At the inauguration of the Commonwealth Jewish Council last year, Francis Pym who was Foreign Minister remarked in his speech that it was no longer true to say that the sun never sets on the British Empire. But that it is true to say that the sun never sets on the Jewish Diaspora. The Diaspora can be looked upon as Israel’s Empire. There is no need for Israel to swallow up the communities of the Diaspora one after another. In the absence of a Mashiyah, Diaspora Jews want by and large to stay put. The Diaspora has no desire to liquidate itself. However, under proper conditions many more Jews would want to immigrate to Israel. In the meantime there is a case for encouraging half-Aliyah whereby Diaspora Jews can establish permanent second homes in the Holy Land.

Israel needs millions more people. But these can be produced from within and would cost Israel less than immigrants. The national dividend can be tailored to encourage large families.

Sixthly, a Mashiyah will give us a moral uplift and may also develop our religion to realise the vision of Jeremiah and Deutero-Isaiah when the whole world accepts and submits to God’s rule.

We must realise that the new Israel is part of a changed Middle East.

But even in the absence of a Mashiyah we should do our utmost to facilitate his job.
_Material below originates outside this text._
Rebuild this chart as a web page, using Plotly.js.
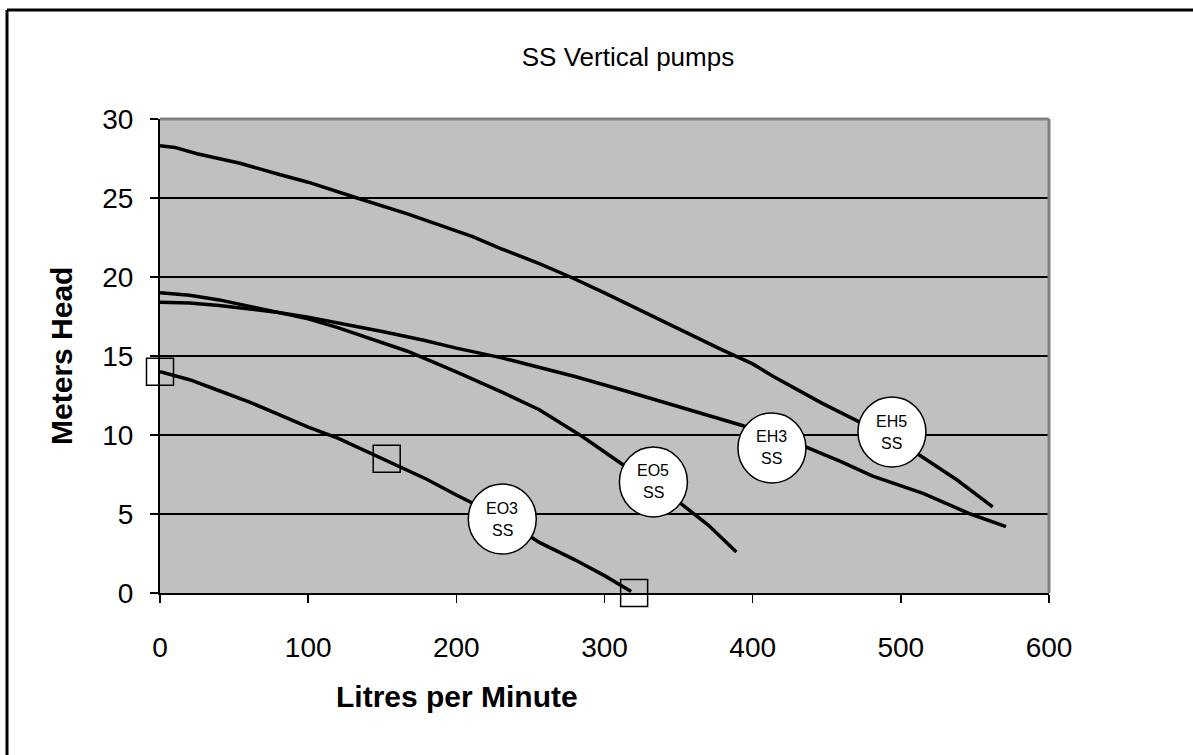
<!DOCTYPE html>
<html>
<head>
<meta charset="utf-8">
<script src="https://cdn.plot.ly/plotly-3.0.1.min.js"></script>
<style>
  html, body { margin: 0; padding: 0; background: #ffffff; }
  #chart { width: 1193px; height: 755px; }
</style>
</head>
<body>
<div id="chart"></div>
<script>
// ---- data ----
const eo3X = [0, 20, 40, 60, 80, 100, 120, 150, 180, 200, 230, 256, 280, 300, 318];
const eo3Y = [14.0, 13.5, 12.8, 12.1, 11.3, 10.5, 9.8, 8.5, 7.2, 6.2, 4.8, 3.2, 2.1, 1.1, 0.1];

const eo5X = [0, 20, 40, 60, 80, 100, 120, 144, 167, 200, 230, 256, 285, 312, 330, 351, 370, 389];
const eo5Y = [19.0, 18.85, 18.55, 18.15, 17.8, 17.35, 16.8, 16.05, 15.3, 14.0, 12.75, 11.6, 9.9, 8.15, 7.0, 5.7, 4.3, 2.6];

const eh3X = [0, 20, 40, 60, 80, 100, 120, 150, 178, 200, 230, 256, 280, 312, 342, 364, 393, 415, 437, 460, 481, 515, 547, 571];
const eh3Y = [18.4, 18.35, 18.2, 18.0, 17.75, 17.45, 17.1, 16.55, 16.0, 15.5, 14.9, 14.3, 13.7, 12.85, 12.0, 11.4, 10.6, 9.9, 9.2, 8.3, 7.4, 6.3, 5.0, 4.2];

const eh5X = [0, 10, 25, 54, 80, 100, 133, 167, 211, 230, 256, 277, 300, 324, 358, 379, 400, 414, 447, 470, 494, 513, 538, 562];
const eh5Y = [28.3, 28.2, 27.8, 27.2, 26.5, 26.0, 25.0, 24.0, 22.55, 21.8, 20.85, 20.0, 19.0, 17.9, 16.4, 15.4, 14.5, 13.7, 12.0, 10.95, 9.8, 8.7, 7.15, 5.45];

const markerX = [0, 153, 320];
const markerY = [14.0, 8.5, 0];

const labelTop = ["EO3", "EO5", "EH3", "EH5"];
const labelBottom = ["SS", "SS", "SS", "SS"];
const labelX = [231, 333, 413, 494];
const labelY = [4.68, 7.03, 9.18, 10.19];

const xTicks = [0, 100, 200, 300, 400, 500, 600];
const yTicks = [0, 5, 10, 15, 20, 25, 30];

// ---- traces ----
const FONT = 'Arial, Liberation Sans, sans-serif';
const lineStyle = { color: '#000000', width: 3.5 };
const traces = [
  { x: eo3X, y: eo3Y, mode: 'lines', line: lineStyle, name: 'EO3 SS', showlegend: false },
  { x: eo5X, y: eo5Y, mode: 'lines', line: lineStyle, name: 'EO5 SS', showlegend: false },
  { x: eh3X, y: eh3Y, mode: 'lines', line: lineStyle, name: 'EH3 SS', showlegend: false },
  { x: eh5X, y: eh5Y, mode: 'lines', line: lineStyle, name: 'EH5 SS', showlegend: false },
  { x: markerX, y: markerY, mode: 'markers', cliponaxis: false, showlegend: false,
    marker: { symbol: 'square-open', size: 27, color: '#000000', line: { width: 1.5, color: '#000000' } } }
];

// ---- label bubbles ----
const shapes = [];
const annotations = [];
for (let i = 0; i < labelTop.length; i++) {
  shapes.push({
    type: 'circle', xref: 'x', yref: 'y', xsizemode: 'pixel', ysizemode: 'pixel',
    xanchor: labelX[i], yanchor: labelY[i], x0: -34, x1: 34, y0: -35, y1: 35,
    fillcolor: '#ffffff', line: { color: '#000000', width: 1.5 }, layer: 'above'
  });
  annotations.push({ x: labelX[i], y: labelY[i], xref: 'x', yref: 'y', text: labelTop[i], showarrow: false,
    yshift: 11, font: { family: FONT, size: 16, color: '#000' } });
  annotations.push({ x: labelX[i], y: labelY[i], xref: 'x', yref: 'y', text: labelBottom[i], showarrow: false,
    yshift: -11, font: { family: FONT, size: 16, color: '#000' } });
}

// plot area border (gray top/right)
shapes.push({ type: 'line', xref: 'paper', yref: 'paper', x0: 0, x1: 1, y0: 1, y1: 1, line: { color: '#808080', width: 3 }, layer: 'above' });
shapes.push({ type: 'line', xref: 'paper', yref: 'paper', x0: 1, x1: 1, y0: 0, y1: 1, line: { color: '#808080', width: 3 }, layer: 'above' });
// outer chart frame
shapes.push({ type: 'line', xref: 'paper', yref: 'paper', x0: -0.1721, x1: 1.2, y0: 1.2300, y1: 1.2300, line: { color: '#000000', width: 3 } });
shapes.push({ type: 'line', xref: 'paper', yref: 'paper', x0: -0.1721, x1: -0.1721, y0: -0.4, y1: 1.2300, line: { color: '#000000', width: 3 } });

// axis titles
annotations.push({ xref: 'paper', yref: 'paper', x: 0.334, y: -0.2194, xanchor: 'center', yanchor: 'middle',
  text: '<b>Litres per Minute</b>', showarrow: false,
  font: { family: FONT, size: 30, color: '#000' } });
annotations.push({ xref: 'paper', yref: 'paper', x: -0.1114, y: 0.5, xanchor: 'center', yanchor: 'middle',
  text: '<b>Meters Head</b>', showarrow: false, textangle: -90,
  font: { family: FONT, size: 30, color: '#000' } });

const layout = {
  width: 1193, height: 755,
  margin: { l: 160, r: 144, t: 119, b: 162 },
  paper_bgcolor: '#ffffff',
  plot_bgcolor: '#c0c0c0',
  title: { text: 'SS Vertical pumps', x: 0.5264, xref: 'container', y: 0.9245, yref: 'container',
    xanchor: 'center', yanchor: 'middle',
    font: { family: FONT, size: 26, color: '#000' } },
  xaxis: {
    range: [0, 600], tickvals: xTicks, ticktext: xTicks.map(String),
    showgrid: false, zeroline: false,
    showline: true, linecolor: '#000', linewidth: 2,
    ticks: 'outside', ticklen: 8, tickwidth: 1.5, tickcolor: '#000',
    ticklabelstandoff: 20,
    tickfont: { family: FONT, size: 28, color: '#000' },
    fixedrange: true
  },
  yaxis: {
    range: [0, 30], tickvals: yTicks, ticktext: yTicks.map(String),
    showgrid: true, gridcolor: '#000', gridwidth: 1.5, zeroline: false,
    showline: true, linecolor: '#000', linewidth: 2,
    ticks: 'outside', ticklen: 8, tickwidth: 1.5, tickcolor: '#000',
    ticklabelstandoff: 11,
    tickfont: { family: FONT, size: 28, color: '#000' },
    fixedrange: true
  },
  shapes: shapes,
  annotations: annotations,
  showlegend: false
};

Plotly.newPlot('chart', traces, layout, { displayModeBar: false, staticPlot: true });
</script>
</body>
</html>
Two thousand years ago, only the Jews worshipped the One True God. Now three-quarters of humanity submit to the God of Israel. Single-handed, Mohammed created a new monotheistic religion on the lines of the Revelations to Abraham and Moses, having today two billion followers all over the world. Islam does not conflict with Judaism but confirms it. We should have no difficulty in acknowledging that there is no God but Allah and that Mohammed was his missionary. The conflict started when Mohammed tried to convert the Jews, and the Jews rightly refused because they already acknowledge God. Just as Christian-Jewish enmity started not because of the baseless accusation of "deicide", but because Jews refused to convert to a paganised Christianity.